** Begin **

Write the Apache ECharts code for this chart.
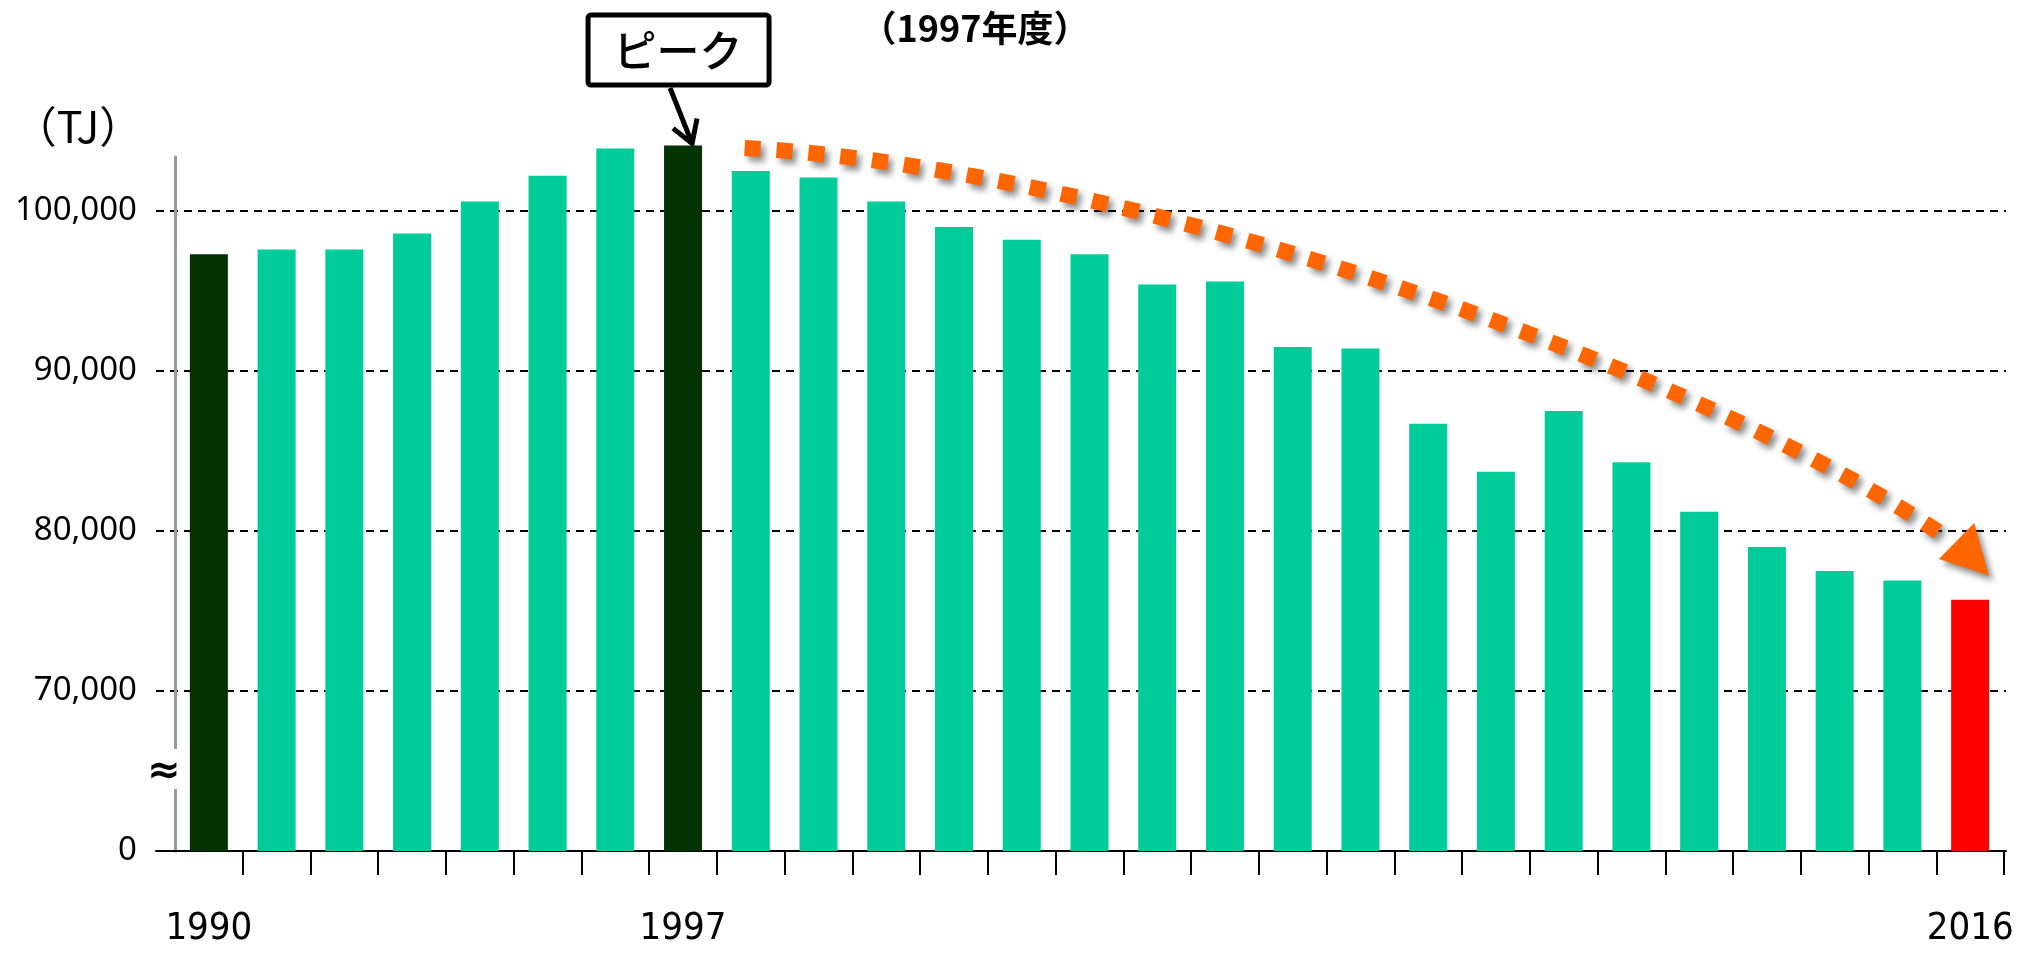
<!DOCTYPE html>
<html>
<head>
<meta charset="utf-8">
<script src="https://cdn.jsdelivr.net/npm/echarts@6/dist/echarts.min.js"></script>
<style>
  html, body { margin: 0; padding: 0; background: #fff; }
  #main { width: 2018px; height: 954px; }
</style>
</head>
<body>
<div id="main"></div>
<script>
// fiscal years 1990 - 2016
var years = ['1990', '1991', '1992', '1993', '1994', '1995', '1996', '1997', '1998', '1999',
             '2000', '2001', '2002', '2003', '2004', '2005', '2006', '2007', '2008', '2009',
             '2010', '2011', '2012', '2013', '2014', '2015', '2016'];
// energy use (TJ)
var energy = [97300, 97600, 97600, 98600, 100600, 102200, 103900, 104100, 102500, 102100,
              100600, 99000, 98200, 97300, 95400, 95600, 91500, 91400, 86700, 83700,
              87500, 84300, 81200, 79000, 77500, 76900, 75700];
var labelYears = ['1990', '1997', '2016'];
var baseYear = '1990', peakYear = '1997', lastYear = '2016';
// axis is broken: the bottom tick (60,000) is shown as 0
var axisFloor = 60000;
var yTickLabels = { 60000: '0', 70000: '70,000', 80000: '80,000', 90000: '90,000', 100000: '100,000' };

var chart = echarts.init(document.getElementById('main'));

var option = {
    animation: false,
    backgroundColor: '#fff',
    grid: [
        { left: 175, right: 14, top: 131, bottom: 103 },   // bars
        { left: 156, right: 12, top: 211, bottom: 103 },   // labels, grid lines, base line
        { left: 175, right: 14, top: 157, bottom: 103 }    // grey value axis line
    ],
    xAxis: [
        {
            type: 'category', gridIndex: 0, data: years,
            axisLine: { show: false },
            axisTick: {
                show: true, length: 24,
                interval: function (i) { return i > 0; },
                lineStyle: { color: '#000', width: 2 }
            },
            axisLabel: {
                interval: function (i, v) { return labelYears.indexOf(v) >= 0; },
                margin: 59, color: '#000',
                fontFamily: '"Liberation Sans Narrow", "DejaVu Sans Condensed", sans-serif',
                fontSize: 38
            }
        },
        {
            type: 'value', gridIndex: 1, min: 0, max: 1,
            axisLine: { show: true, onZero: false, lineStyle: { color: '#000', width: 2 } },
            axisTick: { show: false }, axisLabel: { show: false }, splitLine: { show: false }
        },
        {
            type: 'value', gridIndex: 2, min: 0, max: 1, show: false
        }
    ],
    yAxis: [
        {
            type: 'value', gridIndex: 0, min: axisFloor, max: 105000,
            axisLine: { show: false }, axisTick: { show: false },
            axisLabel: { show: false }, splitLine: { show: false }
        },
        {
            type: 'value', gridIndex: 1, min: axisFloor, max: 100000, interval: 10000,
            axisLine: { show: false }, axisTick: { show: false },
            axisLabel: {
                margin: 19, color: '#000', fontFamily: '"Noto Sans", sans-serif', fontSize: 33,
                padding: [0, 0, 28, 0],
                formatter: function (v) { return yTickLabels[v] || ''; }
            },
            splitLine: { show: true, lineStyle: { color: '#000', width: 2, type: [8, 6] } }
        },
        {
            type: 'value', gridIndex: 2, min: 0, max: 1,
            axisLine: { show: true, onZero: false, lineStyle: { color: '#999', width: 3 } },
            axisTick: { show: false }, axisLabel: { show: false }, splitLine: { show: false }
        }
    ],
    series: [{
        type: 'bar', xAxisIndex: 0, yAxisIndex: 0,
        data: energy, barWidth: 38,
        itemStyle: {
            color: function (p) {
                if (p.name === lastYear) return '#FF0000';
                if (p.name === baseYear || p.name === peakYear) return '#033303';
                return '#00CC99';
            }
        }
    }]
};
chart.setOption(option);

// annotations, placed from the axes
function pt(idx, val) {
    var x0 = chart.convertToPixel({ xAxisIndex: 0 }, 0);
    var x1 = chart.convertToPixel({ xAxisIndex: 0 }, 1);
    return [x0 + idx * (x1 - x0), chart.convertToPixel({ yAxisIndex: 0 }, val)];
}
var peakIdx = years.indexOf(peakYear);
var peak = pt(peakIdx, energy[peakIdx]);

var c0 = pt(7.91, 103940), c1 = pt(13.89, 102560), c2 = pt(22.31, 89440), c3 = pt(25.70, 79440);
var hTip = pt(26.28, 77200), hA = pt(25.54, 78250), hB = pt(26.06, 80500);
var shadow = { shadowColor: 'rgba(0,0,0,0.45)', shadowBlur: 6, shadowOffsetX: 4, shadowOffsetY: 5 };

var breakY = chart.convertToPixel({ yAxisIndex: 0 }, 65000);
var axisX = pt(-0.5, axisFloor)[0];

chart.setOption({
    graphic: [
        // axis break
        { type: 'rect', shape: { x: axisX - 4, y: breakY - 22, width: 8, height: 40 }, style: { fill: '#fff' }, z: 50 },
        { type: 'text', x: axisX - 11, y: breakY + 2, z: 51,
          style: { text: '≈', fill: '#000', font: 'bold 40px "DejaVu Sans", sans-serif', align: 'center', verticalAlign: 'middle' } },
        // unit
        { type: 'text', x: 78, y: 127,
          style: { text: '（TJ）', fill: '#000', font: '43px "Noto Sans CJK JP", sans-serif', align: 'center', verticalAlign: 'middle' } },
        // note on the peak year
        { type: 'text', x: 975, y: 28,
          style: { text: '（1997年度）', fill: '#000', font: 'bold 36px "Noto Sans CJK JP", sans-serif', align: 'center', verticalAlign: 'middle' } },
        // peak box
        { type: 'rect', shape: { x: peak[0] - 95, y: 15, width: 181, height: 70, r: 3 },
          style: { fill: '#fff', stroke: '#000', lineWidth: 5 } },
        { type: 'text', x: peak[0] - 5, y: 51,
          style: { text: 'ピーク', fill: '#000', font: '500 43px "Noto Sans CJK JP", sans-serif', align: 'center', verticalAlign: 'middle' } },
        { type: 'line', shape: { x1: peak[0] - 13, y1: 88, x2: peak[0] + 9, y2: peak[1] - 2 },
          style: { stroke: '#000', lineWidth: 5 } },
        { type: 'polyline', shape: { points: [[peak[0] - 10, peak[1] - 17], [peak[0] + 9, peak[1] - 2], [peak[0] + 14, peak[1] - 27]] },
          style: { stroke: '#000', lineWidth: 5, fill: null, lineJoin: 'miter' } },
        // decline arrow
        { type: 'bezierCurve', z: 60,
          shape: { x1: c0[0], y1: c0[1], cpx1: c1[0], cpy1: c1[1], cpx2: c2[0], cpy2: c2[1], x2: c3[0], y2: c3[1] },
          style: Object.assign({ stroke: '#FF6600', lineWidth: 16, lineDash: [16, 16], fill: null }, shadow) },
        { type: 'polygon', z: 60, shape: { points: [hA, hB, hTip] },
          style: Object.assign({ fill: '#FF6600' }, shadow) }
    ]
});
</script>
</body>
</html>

** End **

→ **Problem**
Write out the full listing verbatim, excluding its pictures.

→ **Exercise response**
Write the Apache ECharts code for this chart.
<!DOCTYPE html>
<html>
<head>
<meta charset="utf-8">
<script src="https://cdn.jsdelivr.net/npm/echarts@6/dist/echarts.min.js"></script>
<style>
  html, body { margin: 0; padding: 0; background: #fff; }
  #main { width: 2018px; height: 954px; }
</style>
</head>
<body>
<div id="main"></div>
<script>
// fiscal years 1990 - 2016
var years = ['1990', '1991', '1992', '1993', '1994', '1995', '1996', '1997', '1998', '1999',
             '2000', '2001', '2002', '2003', '2004', '2005', '2006', '2007', '2008', '2009',
             '2010', '2011', '2012', '2013', '2014', '2015', '2016'];
// energy use (TJ)
var energy = [97300, 97600, 97600, 98600, 100600, 102200, 103900, 104100, 102500, 102100,
              100600, 99000, 98200, 97300, 95400, 95600, 91500, 91400, 86700, 83700,
              87500, 84300, 81200, 79000, 77500, 76900, 75700];
var labelYears = ['1990', '1997', '2016'];
var baseYear = '1990', peakYear = '1997', lastYear = '2016';
// axis is broken: the bottom tick (60,000) is shown as 0
var axisFloor = 60000;
var yTickLabels = { 60000: '0', 70000: '70,000', 80000: '80,000', 90000: '90,000', 100000: '100,000' };

var chart = echarts.init(document.getElementById('main'));

var option = {
    animation: false,
    backgroundColor: '#fff',
    grid: [
        { left: 175, right: 14, top: 131, bottom: 103 },   // bars
        { left: 156, right: 12, top: 211, bottom: 103 },   // labels, grid lines, base line
        { left: 175, right: 14, top: 157, bottom: 103 }    // grey value axis line
    ],
    xAxis: [
        {
            type: 'category', gridIndex: 0, data: years,
            axisLine: { show: false },
            axisTick: {
                show: true, length: 24,
                interval: function (i) { return i > 0; },
                lineStyle: { color: '#000', width: 2 }
            },
            axisLabel: {
                interval: function (i, v) { return labelYears.indexOf(v) >= 0; },
                margin: 59, color: '#000',
                fontFamily: '"Liberation Sans Narrow", "DejaVu Sans Condensed", sans-serif',
                fontSize: 38
            }
        },
        {
            type: 'value', gridIndex: 1, min: 0, max: 1,
            axisLine: { show: true, onZero: false, lineStyle: { color: '#000', width: 2 } },
            axisTick: { show: false }, axisLabel: { show: false }, splitLine: { show: false }
        },
        {
            type: 'value', gridIndex: 2, min: 0, max: 1, show: false
        }
    ],
    yAxis: [
        {
            type: 'value', gridIndex: 0, min: axisFloor, max: 105000,
            axisLine: { show: false }, axisTick: { show: false },
            axisLabel: { show: false }, splitLine: { show: false }
        },
        {
            type: 'value', gridIndex: 1, min: axisFloor, max: 100000, interval: 10000,
            axisLine: { show: false }, axisTick: { show: false },
            axisLabel: {
                margin: 19, color: '#000', fontFamily: '"Noto Sans", sans-serif', fontSize: 33,
                padding: [0, 0, 28, 0],
                formatter: function (v) { return yTickLabels[v] || ''; }
            },
            splitLine: { show: true, lineStyle: { color: '#000', width: 2, type: [8, 6] } }
        },
        {
            type: 'value', gridIndex: 2, min: 0, max: 1,
            axisLine: { show: true, onZero: false, lineStyle: { color: '#999', width: 3 } },
            axisTick: { show: false }, axisLabel: { show: false }, splitLine: { show: false }
        }
    ],
    series: [{
        type: 'bar', xAxisIndex: 0, yAxisIndex: 0,
        data: energy, barWidth: 38,
        itemStyle: {
            color: function (p) {
                if (p.name === lastYear) return '#FF0000';
                if (p.name === baseYear || p.name === peakYear) return '#033303';
                return '#00CC99';
            }
        }
    }]
};
chart.setOption(option);

// annotations, placed from the axes
function pt(idx, val) {
    var x0 = chart.convertToPixel({ xAxisIndex: 0 }, 0);
    var x1 = chart.convertToPixel({ xAxisIndex: 0 }, 1);
    return [x0 + idx * (x1 - x0), chart.convertToPixel({ yAxisIndex: 0 }, val)];
}
var peakIdx = years.indexOf(peakYear);
var peak = pt(peakIdx, energy[peakIdx]);

var c0 = pt(7.91, 103940), c1 = pt(13.89, 102560), c2 = pt(22.31, 89440), c3 = pt(25.70, 79440);
var hTip = pt(26.28, 77200), hA = pt(25.54, 78250), hB = pt(26.06, 80500);
var shadow = { shadowColor: 'rgba(0,0,0,0.45)', shadowBlur: 6, shadowOffsetX: 4, shadowOffsetY: 5 };

var breakY = chart.convertToPixel({ yAxisIndex: 0 }, 65000);
var axisX = pt(-0.5, axisFloor)[0];

chart.setOption({
    graphic: [
        // axis break
        { type: 'rect', shape: { x: axisX - 4, y: breakY - 22, width: 8, height: 40 }, style: { fill: '#fff' }, z: 50 },
        { type: 'text', x: axisX - 11, y: breakY + 2, z: 51,
          style: { text: '≈', fill: '#000', font: 'bold 40px "DejaVu Sans", sans-serif', align: 'center', verticalAlign: 'middle' } },
        // unit
        { type: 'text', x: 78, y: 127,
          style: { text: '（TJ）', fill: '#000', font: '43px "Noto Sans CJK JP", sans-serif', align: 'center', verticalAlign: 'middle' } },
        // note on the peak year
        { type: 'text', x: 975, y: 28,
          style: { text: '（1997年度）', fill: '#000', font: 'bold 36px "Noto Sans CJK JP", sans-serif', align: 'center', verticalAlign: 'middle' } },
        // peak box
        { type: 'rect', shape: { x: peak[0] - 95, y: 15, width: 181, height: 70, r: 3 },
          style: { fill: '#fff', stroke: '#000', lineWidth: 5 } },
        { type: 'text', x: peak[0] - 5, y: 51,
          style: { text: 'ピーク', fill: '#000', font: '500 43px "Noto Sans CJK JP", sans-serif', align: 'center', verticalAlign: 'middle' } },
        { type: 'line', shape: { x1: peak[0] - 13, y1: 88, x2: peak[0] + 9, y2: peak[1] - 2 },
          style: { stroke: '#000', lineWidth: 5 } },
        { type: 'polyline', shape: { points: [[peak[0] - 10, peak[1] - 17], [peak[0] + 9, peak[1] - 2], [peak[0] + 14, peak[1] - 27]] },
          style: { stroke: '#000', lineWidth: 5, fill: null, lineJoin: 'miter' } },
        // decline arrow
        { type: 'bezierCurve', z: 60,
          shape: { x1: c0[0], y1: c0[1], cpx1: c1[0], cpy1: c1[1], cpx2: c2[0], cpy2: c2[1], x2: c3[0], y2: c3[1] },
          style: Object.assign({ stroke: '#FF6600', lineWidth: 16, lineDash: [16, 16], fill: null }, shadow) },
        { type: 'polygon', z: 60, shape: { points: [hA, hB, hTip] },
          style: Object.assign({ fill: '#FF6600' }, shadow) }
    ]
});
</script>
</body>
</html>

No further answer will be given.